Because I dismiss the complaint for lack of jurisdiction, I do not consider the remaining portion of Defendants' motions to dismiss.

In accordance with the foregoing, it is

ORDERED that defendant GSS Data Services' motion to dismiss (mot seq. 001) and defendant Wilmington Trust Company's motion to dismiss (mot. seq. 002) are both granted, and the complaint is dismissed in its entirety, with costs and disbursements to defendants as taxed by the Clerk of Court; and it is further

ORDERED that the Clerk is directed to enter judgment accordingly.

This constitutes the decision and order of the Court. 

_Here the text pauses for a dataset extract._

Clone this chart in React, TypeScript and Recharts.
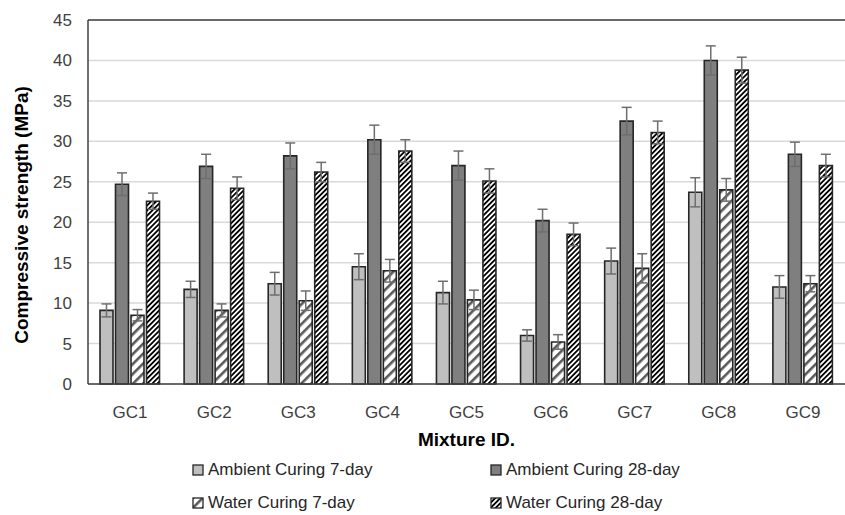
import { BarChart, Bar, XAxis, YAxis, CartesianGrid, ErrorBar, Legend, ReferenceLine } from 'recharts';

const categories = ['GC1', 'GC2', 'GC3', 'GC4', 'GC5', 'GC6', 'GC7', 'GC8', 'GC9'];
const ambient7 = [9.1, 11.7, 12.4, 14.5, 11.3, 6.0, 15.2, 23.7, 12.0];
const ambient28 = [24.7, 26.9, 28.2, 30.2, 27.0, 20.2, 32.5, 40.0, 28.4];
const water7 = [8.5, 9.1, 10.3, 14.0, 10.4, 5.2, 14.3, 24.0, 12.4];
const water28 = [22.6, 24.2, 26.2, 28.8, 25.1, 18.5, 31.1, 38.8, 27.0];
const ambient7Err = [0.8, 1.0, 1.4, 1.6, 1.4, 0.7, 1.6, 1.8, 1.4];
const ambient28Err = [1.4, 1.5, 1.6, 1.8, 1.8, 1.4, 1.7, 1.8, 1.5];
const water7Err = [0.7, 0.8, 1.2, 1.4, 1.2, 0.9, 1.8, 1.4, 1.0];
const water28Err = [1.0, 1.4, 1.2, 1.4, 1.5, 1.4, 1.4, 1.6, 1.4];
const yTicks = [0, 5, 10, 15, 20, 25, 30, 35, 40, 45];

const data = categories.map((name, i) => ({
  name,
  a7: ambient7[i],
  a28: ambient28[i],
  w7: water7[i],
  w28: water28[i],
  a7e: ambient7Err[i],
  a28e: ambient28Err[i],
  w7e: water7Err[i],
  w28e: water28Err[i],
}));

const FONT = '"Liberation Sans", Arial, sans-serif';
const BORDER = '#262626';
const ERR = '#6e6e6e';

const series = [
  { key: 'a7', err: 'a7e', name: 'Ambient Curing 7-day', fill: '#bfbfbf' },
  { key: 'a28', err: 'a28e', name: 'Ambient Curing 28-day', fill: '#7f7f7f' },
  { key: 'w7', err: 'w7e', name: 'Water Curing 7-day', fill: 'url(#hatchWide)' },
  { key: 'w28', err: 'w28e', name: 'Water Curing 28-day', fill: 'url(#hatchDense)' },
];

const legendPos = [
  { left: 192, top: 0 },
  { left: 490, top: 0 },
  { left: 192, top: 33 },
  { left: 490, top: 33 },
];

const renderLegend = () => (
  <div style={{ position: 'relative', width: 845, height: 60, fontFamily: FONT, fontSize: 17, color: '#262626' }}>
    {series.map((s, i) => (
      <div key={s.key} style={{ position: 'absolute', left: legendPos[i].left, top: legendPos[i].top, display: 'flex', alignItems: 'center', whiteSpace: 'nowrap' }}>
        <svg width={13} height={13} style={{ marginRight: 3 }}>
          <rect x={1} y={1} width={10} height={10} fill={s.fill} stroke={BORDER} strokeWidth={1.3} />
        </svg>
        <span>{s.name}</span>
      </div>
    ))}
  </div>
);

const YLabel = () => (
  <text
    x={21}
    y={215}
    transform="rotate(-90 21 215)"
    textAnchor="middle"
    dominantBaseline="central"
    fontFamily={FONT}
    fontSize={19}
    fontWeight="bold"
    fill="#000"
  >
    Compressive strength (MPa)
  </text>
);

export default function App() {
  return (
    <div style={{ position: 'absolute', left: 0, top: 0, width: 845, height: 515, background: '#fff' }}>
      <BarChart
        width={845}
        height={515}
        data={data}
        margin={{ top: 20, right: 0, bottom: 67, left: 0 }}
        barCategoryGap={12}
        barGap={2.5}
      >
        <defs>
          <pattern id="hatchWide" width={7} height={7} patternUnits="userSpaceOnUse" patternTransform="rotate(45)">
            <rect width={7} height={7} fill="#fff" />
            <rect width={2.6} height={7} fill="#595959" />
          </pattern>
          <pattern id="hatchDense" width={3.6} height={3.6} patternUnits="userSpaceOnUse" patternTransform="rotate(45)">
            <rect width={3.6} height={3.6} fill="#fff" />
            <rect width={1.8} height={3.6} fill="#000" />
          </pattern>
        </defs>
        <CartesianGrid vertical={false} stroke="#d9d9d9" strokeWidth={1.5} />
        <XAxis
          dataKey="name"
          height={64}
          axisLine={{ stroke: '#404040', strokeWidth: 1.5 }}
          tickLine={false}
          tickMargin={16}
          tick={{ fontFamily: FONT, fontSize: 17, fill: '#404040' }}
          label={{ value: 'Mixture ID.', position: 'insideBottom', offset: 2, fontFamily: FONT, fontSize: 19, fontWeight: 'bold', fill: '#000' }}
        />
        <YAxis
          width={88}
          domain={[0, 45]}
          ticks={yTicks}
          interval={0}
          axisLine={{ stroke: '#404040', strokeWidth: 1.5 }}
          tickLine={false}
          tickMargin={10}
          tick={{ fontFamily: FONT, fontSize: 17, fill: '#404040' }}
          label={<YLabel />}
        />
        <ReferenceLine y={45} stroke="#404040" strokeWidth={1.5} />
        {series.map((s) => (
          <Bar key={s.key} dataKey={s.key} name={s.name} fill={s.fill} stroke={BORDER} strokeWidth={1.6} isAnimationActive={false}>
            <ErrorBar dataKey={s.err} width={5} stroke={ERR} strokeWidth={1.5} direction="y" />
          </Bar>
        ))}
        <Legend
          layout="horizontal"
          verticalAlign="middle"
          align="center"
          wrapperStyle={{ top: 460, left: 0, width: 845 }}
          content={renderLegend}
        />
      </BarChart>
    </div>
  );
}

[1] Specifically, the following entities: The National Collegiate Master Student Loan Trust I, The National Collegiate Master Student Loan Trust 2003-1, 2004-1, 2004-2, 2005-1, 2005-2, 2005-3, 2006-1, 2006-2, 2006-3, 2006-4, 2007-1, 2007-2, 2007-3, and 2007-4, collectively.
[2] Although not relevant for purposes of its motion, Wilmington resigned as Owner Trustee by letter dated June 20, 2017, and it does not appear that a replacement Owner Trustee has been appointed yet. See Hornung Reply Aff., Exs. A-C.
[3] To the extent that Plaintiffs rely on a portion of the Retention Agreement which provides that, "[i]n the event that [Wilmington] is named in its individual capacity in any borrower lawsuit, Chaitman will take steps to have [Wilmington], in its individual capacity removed," this alone does not provide an adequate basis to exercise jurisdiction over Wilmington absent any indication that such services were ever provided to Wilmington.
[4] Moreover, to the extent that the complaint may be construed to contain a claim for tortious interference with contract, plaintiffs fail to allege that defendants intentionally procured the breach "without justification" given the presently live issues surrounding the transfer of ownership. See Lama Holdings Co. v Smith Barney Inc., 88 NY2d 413, 424 (1996).